Sounds logical—until identity politics come into the equation. From an Israeli point of view, the demand for recognition as a Jewish state is not a fine point of protocol. It is an important guarantee against Palestinian policies of demographic inundation, and a basic test of the change in attitudes and modification of “narratives” (on both sides). But for the very same reasons, it is viewed by the Palestinian leadership as a decisive departure from the basic positions that define their own place in the world, as they see it—namely, as the victims of an alien and illegitimate invasion into a land that they consider to have been theirs alone. Israel may be a fact, too difficult and dangerous to dislodge at this time; but recognizing the legitimacy of Zionism as a national movement, and the nature of Israel as a Jewish nation-state, is to them a breach of their very identity.

In Ankara, Peres spoke of the need to see Palestine, the national home of the Palestinian people, emerge and prosper, rising from the rubble of conflict—side by side with Israel, the national home of the Jewish people. Not too long ago such language was confined to the fringes of Israeli politics, but today, a “two-state solution” is backed, in different versions and territorial configurations, by the broad majority of Israelis, and all but one party bloc in the Knesset. Abbas, however, did not and could not respond in kind; he did speak of Palestine alongside Israel, but not of the latter’s Jewish nature. Even the formulation of words that went around the term “Jewish state”—which is more difficult for Israeli Arabs to swallow, and can be read as exclusionary—did not solve the problem, which now casts a shadow on the very essence of the conference. Prime Minister Ehud Olmert left open the prospect of important concessions, but not on Israel’s Jewish identity—and so the room for elegant diplomatic doublespeak has greatly narrowed.

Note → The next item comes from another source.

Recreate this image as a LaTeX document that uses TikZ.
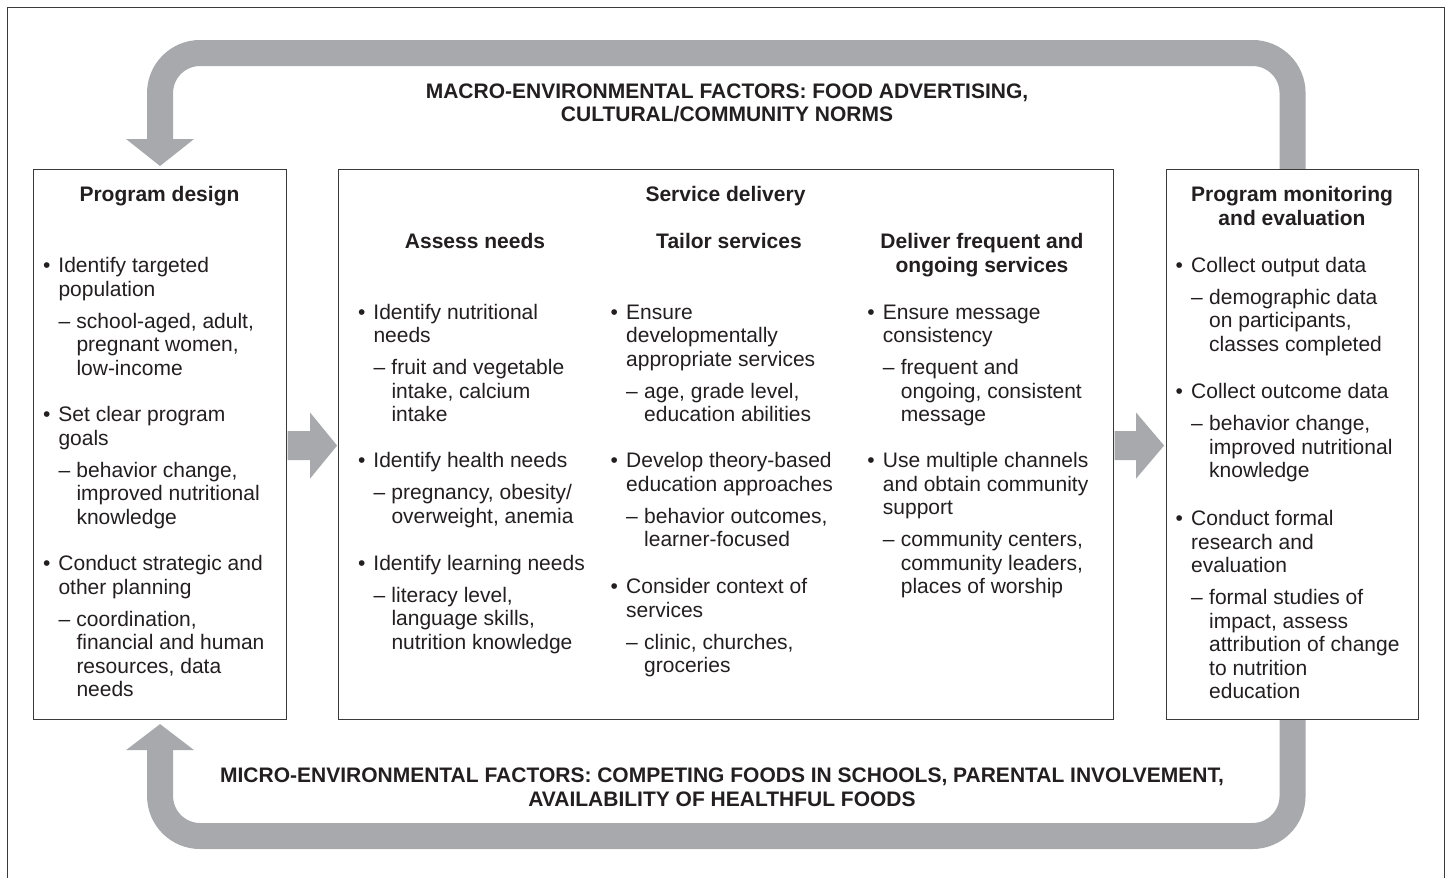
\documentclass[tikz,border=0pt]{standalone}
\usepackage{fontspec}
\setmainfont{Liberation Sans}
\usetikzlibrary{calc}
\definecolor{bandgray}{HTML}{A7A9AC}
\definecolor{ink}{HTML}{231F20}
\definecolor{edge}{HTML}{3A3A3A}
\pgfdeclarelayer{background}
\pgfsetlayers{background,main}
\newcommand{\bu}{\rule{0pt}{16pt}\makebox[15.5pt][l]{\textbullet}}
\newcommand{\ind}{\hspace*{15.5pt}}
\newcommand{\da}{\hspace*{15.5pt}\makebox[18pt][l]{–}}
\newcommand{\sind}{\hspace*{33.5pt}}
\newcommand{\hs}{\rule{0pt}{16pt}}
\begin{document}
\begin{tikzpicture}[x=1pt,y=-1pt,
  box/.style={draw=edge, line width=1.1pt, fill=white, anchor=north west, inner sep=0pt},
  band/.style={draw=bandgray, line width=26pt, rounded corners=40pt},
  tipfill/.style={fill=bandgray},
  txt/.style={anchor=north west, inner sep=0pt, align=left, text=ink, font=\fontsize{21}{23.5}\selectfont},
  head/.style={anchor=north, inner sep=0pt, align=center, text=ink, font=\fontsize{21}{23.5}\selectfont\bfseries}]
\useasboundingbox (0,0) rectangle (1449,878);
\draw[edge, line width=1pt] (7,878) -- (7,7) -- (1444,7) -- (1444,878);

% boxes
\node[box, minimum width=253pt, minimum height=550pt] (design) at (33,169) {};
\node[box, minimum width=775pt, minimum height=550pt] (serv) at (338,169) {};
\node[box, minimum width=252pt, minimum height=550pt] (mon) at (1166,169) {};

% feedback bands
\begin{pgfonlayer}{background}
\fill[white] (0,0) rectangle (1449,878);
\draw[band] (mon.north) -- (mon.north |- 0,53) -- (design.north |- 0,53) -- ($(design.north)+(0,-29.5)$);
\draw[band] (mon.south) -- (mon.south |- 0,836) -- (design.south |- 0,836) -- ($(design.south)+(0,29.5)$);
\end{pgfonlayer}
\fill[tipfill] ($(design.north)+(-34,-30)$) -- ($(design.north)+(34,-30)$) -- ($(design.north)+(0,-3)$) -- cycle;
\fill[tipfill] ($(design.south)+(-34,30)$) -- ($(design.south)+(34,30)$) -- ($(design.south)+(0,4)$) -- cycle;

% forward arrows
\fill[tipfill] ($(design.east)+(0.6,-13.5)$) -- ++(22.4,0) -- ++(0,-18.5) -- ++(27,33) -- ++(-27,33) -- ++(0,-18.5) -- ++(-22.4,0) -- cycle;
\fill[tipfill] ($(serv.east)+(0.6,-13.5)$) -- ++(21.4,0) -- ++(0,-18.5) -- ++(28,33) -- ++(-28,33) -- ++(0,-18.5) -- ++(-21.4,0) -- cycle;

% loop labels
\node[head] (macro) at (727,82) {\hs MACRO-ENVIRONMENTAL FACTORS: FOOD ADVERTISING,\\CULTURAL/COMMUNITY NORMS};
\node[head] (micro) at (722,766.7) {\hs MICRO-ENVIRONMENTAL FACTORS: COMPETING FOODS IN SCHOOLS, PARENTAL INVOLVEMENT,\\AVAILABILITY OF HEALTHFUL FOODS};

% headings
\node[head] (hdesign) at (159.5,185.3) {\hs Program design};
\node[head] (hserv) at (725.5,185.5) {\hs Service delivery};
\node[head] (hmon) at (1292,185.5) {\hs Program monitoring\\and evaluation};
\node[head] (hassess) at (475,232.3) {\hs Assess needs};
\node[head] (htailor) at (729,232.3) {\hs Tailor services};
\node[head] (hdeliver) at (982,232.3) {\hs Deliver frequent and\\ongoing services};

% program design
\node[txt] (d1) at (42.8,256.3) {\bu Identify targeted\\\ind population\\[8.5pt]\da school-aged, adult,\\\sind pregnant women,\\\sind low-income};
\node[txt] (d2) at (42.8,405.7) {\bu Set clear program\\\ind goals\\[8.5pt]\da behavior change,\\\sind improved nutritional\\\sind knowledge};
\node[txt] (d3) at (42.8,554.7) {\bu Conduct strategic and\\\ind other planning\\[8.5pt]\da coordination,\\\sind financial and human\\\sind resources, data\\\sind needs};

% assess needs
\node[txt] (a1) at (357.8,303) {\bu Identify nutritional\\\ind needs\\[8.5pt]\da fruit and vegetable\\\sind intake, calcium\\\sind intake};
\node[txt] (a2) at (357.8,451.7) {\bu Identify health needs\\[8.5pt]\da pregnancy, obesity/\\\sind overweight, anemia};
\node[txt] (a3) at (357.8,554) {\bu Identify learning needs\\[8.5pt]\da literacy level,\\\sind language skills,\\\sind nutrition knowledge};

% tailor services
\node[txt] (t1) at (610.5,303) {\bu Ensure\\\ind developmentally\\\ind appropriate services\\[8.5pt]\da age, grade level,\\\sind education abilities};
\node[txt] (t2) at (610.5,451.7) {\bu Develop theory-based\\\ind education approaches\\[8.5pt]\da behavior outcomes,\\\sind learner-focused};
\node[txt] (t3) at (610.5,577.3) {\bu Consider context of\\\ind services\\[8.5pt]\da clinic, churches,\\\sind groceries};

% deliver services
\node[txt] (s1) at (867.2,303) {\bu Ensure message\\\ind consistency\\[8.5pt]\da frequent and\\\sind ongoing, consistent\\\sind message};
\node[txt] (s2) at (867.2,451.7) {\bu Use multiple channels\\\ind and obtain community\\\ind support\\[8.5pt]\da community centers,\\\sind community leaders,\\\sind places of worship};

% monitoring
\node[txt] (m1) at (1175.5,255.8) {\bu Collect output data\\[8.5pt]\da demographic data\\\sind on participants,\\\sind classes completed};
\node[txt] (m2) at (1175.5,382.6) {\bu Collect outcome data\\[8.5pt]\da behavior change,\\\sind improved nutritional\\\sind knowledge};
\node[txt] (m3) at (1175.5,509.6) {\bu Conduct formal\\\ind research and\\\ind evaluation\\[8.5pt]\da formal studies of\\\sind impact, assess\\\sind attribution of change\\\sind to nutrition\\\sind education};
\end{tikzpicture}
\end{document}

Will this basic question—“yes, a two-state solution; but what states?”—trump the new regional strategic alliances and sow dissention in Annapolis and beyond? Ideological and political imperatives may bring such a troubling outcome, with all that it might entail. The dire warnings—by Abbas himself, and by many others, including the U.S. State Department—as to the consequences of failure only serve to make the Palestinian position more adamant, in the expectation that Israel will blink first. But in the crucible of the meeting itself, backed by a firm American position of “Israel as a vibrant Jewish state” (as President George W. Bush put it in Aqaba) and by the need of other regional participants to emerge with a mutually acceptable document, it may, in fact, be the Israeli side that will have its way—paved, perhaps, by gestures and initiatives on practical matters such as settlement expansion, the release of prisoners, and economic cooperation. This, in all likelihood, is Olmert’s expectation. If it is not met, it would be pointless to proceed with further painful concessions so long as the basic paradigm of mutual respect for the national identity of each side is shunned by Israel’s interlocutors.